━━━━━ SOURCE DATA ━━━━━

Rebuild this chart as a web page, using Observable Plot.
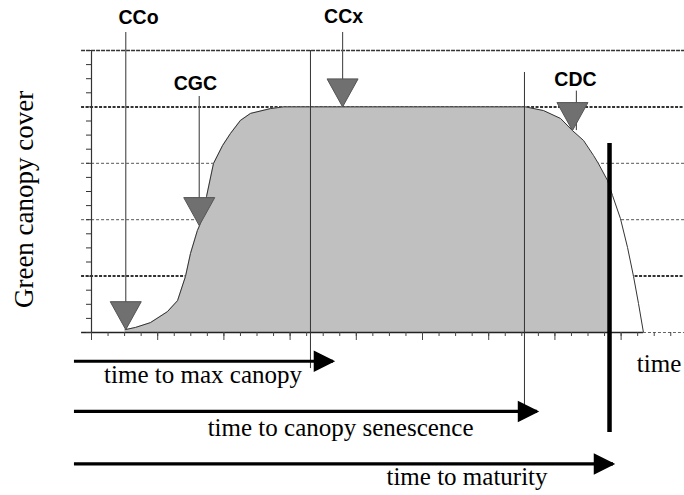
<!DOCTYPE html>
<html><head><meta charset="utf-8">
<script src="https://cdn.jsdelivr.net/npm/d3@7"></script>
<script src="https://cdn.jsdelivr.net/npm/@observablehq/plot@0.6"></script>
<style>body{margin:0;background:#fff}</style>
</head><body><div id="chart"></div>
<script>
// Canopy curve (time in arbitrary tick units, cover in %)
const curveT  = [2.03, 2.66, 3.56, 4.59, 5.20, 5.68, 5.98, 6.40, 6.53, 6.95, 7.37, 7.92, 8.40, 9.00, 9.61, 10.82, 11.60, 26.22, 27.31, 28.34, 29.06, 29.73, 30.33, 30.63, 31.18, 31.30, 31.48, 31.96, 32.39, 32.75, 33.05, 33.35];
const curveCC = [1.0, 1.8, 3.5, 7.4, 11.3, 19.9, 28.0, 36.2, 37.9, 48.2, 59.9, 66.3, 70.6, 75.2, 77.7, 79.4, 80.0, 80.0, 78.7, 75.9, 71.6, 68.1, 62.8, 59.9, 53.9, 51.8, 48.6, 40.4, 30.1, 19.9, 10.3, 0];

// Parameter markers
const markerNames = ["CCo", "CGC", "CCx", "CDC"];
const markerT     = [2.07, 6.51, 15.17, 29.06];
const markerCC    = [1.0, 37.9, 80.0, 71.6];
const stemT       = [2.07, 6.51, 15.17, 29.30];
const stemTopCC   = [106.4, 83.7, 106.4, 85.6];
const labelT      = [2.84, 6.28, 15.23, 29.24];
const labelCC     = [111.5, 88.1, 112.1, 89.5];

// Phase durations
const phaseNames = ["time to max canopy", "time to canopy senescence", "time to maturity"];
const phaseEnd   = [14.62, 26.95, 31.54];
const phaseRow   = [-10.2, -28.0, -46.6];
const phaseLabelT  = [6.74, 15.05, 22.69];
const phaseLabelCC = [-15.2, -33.7, -51.4];
const guideT    = [13.23, 26.16];
const guideTop  = [100, 92.2];
const guideBot  = [-12.8, -26.6];
const maturityT = 31.3;
const maturityTop = 67.0, maturityBot = -35.5;

// Axis grid
const gridTop = [100];
const gridBold = [80, 20];
const gridThin = [60, 40];
const xMinorTicks = d3.range(0, 36, 1);
const xMajorTicks = d3.range(0, 36, 4);
const yTicks = d3.range(0, 101, 5);

const curve = curveT.map((t, i) => ({t, cc: curveCC[i]}));
const markers = markerNames.map((name, i) => ({name, t: markerT[i], cc: markerCC[i], st: stemT[i], top: stemTopCC[i], lt: labelT[i], lc: labelCC[i]}));
const phases = phaseNames.map((name, i) => ({name, end: phaseEnd[i], v: phaseRow[i], lt: phaseLabelT[i], lc: phaseLabelCC[i]}));
const guides = guideT.map((t, i) => ({t, top: guideTop[i], bot: guideBot[i]}));

const downTri = {draw(ctx) { ctx.moveTo(0, 0); ctx.lineTo(-15.5, -28); ctx.lineTo(15.5, -28); ctx.closePath(); }};
const rightTri = {draw(ctx) { ctx.moveTo(0, 0); ctx.lineTo(-19, -9.5); ctx.lineTo(-19, 9.5); ctx.closePath(); }};

const XMAX = 35.83, XLEFT = -0.6;
const serif = "'Liberation Serif', 'Times New Roman', serif";
const sans = "'Liberation Sans', Arial, sans-serif";

const chart = Plot.plot({
  width: 684, height: 495,
  marginLeft: 91, marginRight: 0, marginTop: 50, marginBottom: 163,
  x: {domain: [0, XMAX], axis: null},
  y: {domain: [0, 100], axis: null},
  style: {background: "#fff", overflow: "visible"},
  marks: [
    Plot.ruleY(gridTop, {x1: XLEFT, x2: XMAX, stroke: "#333", strokeWidth: 1.3, strokeDasharray: "4,1"}),
    Plot.ruleY(gridBold, {x1: XLEFT, x2: XMAX, stroke: "#333", strokeWidth: 2, strokeDasharray: "3,1.5"}),
    Plot.ruleY(gridThin, {x1: XLEFT, x2: XMAX, stroke: "#555", strokeWidth: 1, strokeDasharray: "3,2"}),
    Plot.areaY(curve.filter(d => d.t >= maturityT), {x: "t", y: "cc", fill: "#fff"}),
    Plot.areaY(curve.filter(d => d.t <= maturityT), {x: "t", y: "cc", fill: "#c0c0c0"}),
    Plot.line(curve, {x: "t", y: "cc", stroke: "#333", strokeWidth: 1}),
    Plot.ruleY([0], {x1: XLEFT, x2: 33.35, stroke: "#222", strokeWidth: 1.5}),
    Plot.ruleY([0], {x1: 33.35, x2: XMAX, stroke: "#666", strokeWidth: 1, strokeDasharray: "3,2"}),
    Plot.ruleX([0], {y1: 0, y2: 100, stroke: "#333", strokeWidth: 1.2}),
    Plot.axisY({ticks: yTicks, anchor: "left", tickSize: 5, tickFormat: () => "", label: null, stroke: "#333"}),
    Plot.axisX({ticks: xMinorTicks, anchor: "bottom", tickSize: 4, tickFormat: () => "", label: null, stroke: "#444"}),
    Plot.axisX({ticks: xMajorTicks, anchor: "bottom", tickSize: 8, tickFormat: () => "", label: null, stroke: "#444"}),
    Plot.ruleX(guides, {x: "t", y1: "bot", y2: "top", stroke: "#333", strokeWidth: 1}),
    Plot.ruleX([maturityT], {y1: maturityBot, y2: maturityTop, stroke: "#000", strokeWidth: 4.5}),
    Plot.ruleX(markers, {x: "st", y1: "cc", y2: "top", stroke: "#555", strokeWidth: 1.2}),
    Plot.dot(markers, {x: "t", y: "cc", symbol: downTri, fill: "#707070", stroke: "#555", strokeWidth: 1, r: 10}),
    Plot.text(markers, {x: "lt", y: "lc", text: "name", fontFamily: sans, fontWeight: "bold", fontSize: 19.5, fill: "#000"}),
    Plot.ruleY(phases, {y: "v", x1: -1.03, x2: "end", stroke: "#000", strokeWidth: 3.2}),
    Plot.dot(phases, {x: "end", y: "v", symbol: rightTri, fill: "#000", stroke: "#000", r: 10}),
    Plot.text(phases, {x: "lt", y: "lc", text: "name", fontFamily: serif, fontSize: 25, fill: "#000"}),
    Plot.text(["time"], {x: 34.29, y: -11.2, text: d => d, fontFamily: serif, fontSize: 25, fill: "#000"}),
    Plot.text(["Green canopy cover"], {x: -4.08, y: 47.2, text: d => d, rotate: -90, fontFamily: serif, fontSize: 27, fill: "#000"})
  ]
});
document.getElementById("chart").appendChild(chart);
</script>
</body></html>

━━━━━

**GOAL:** From the first line above down to the line with "19.9, 10.3, 0];", reproduce every line and no others, omitting pictures.

**SOLUTION TO THE EXERCISE:**
Rebuild this chart as a web page, using Observable Plot.
<!DOCTYPE html>
<html><head><meta charset="utf-8">
<script src="https://cdn.jsdelivr.net/npm/d3@7"></script>
<script src="https://cdn.jsdelivr.net/npm/@observablehq/plot@0.6"></script>
<style>body{margin:0;background:#fff}</style>
</head><body><div id="chart"></div>
<script>
// Canopy curve (time in arbitrary tick units, cover in %)
const curveT  = [2.03, 2.66, 3.56, 4.59, 5.20, 5.68, 5.98, 6.40, 6.53, 6.95, 7.37, 7.92, 8.40, 9.00, 9.61, 10.82, 11.60, 26.22, 27.31, 28.34, 29.06, 29.73, 30.33, 30.63, 31.18, 31.30, 31.48, 31.96, 32.39, 32.75, 33.05, 33.35];
const curveCC = [1.0, 1.8, 3.5, 7.4, 11.3, 19.9, 28.0, 36.2, 37.9, 48.2, 59.9, 66.3, 70.6, 75.2, 77.7, 79.4, 80.0, 80.0, 78.7, 75.9, 71.6, 68.1, 62.8, 59.9, 53.9, 51.8, 48.6, 40.4, 30.1, 19.9, 10.3, 0];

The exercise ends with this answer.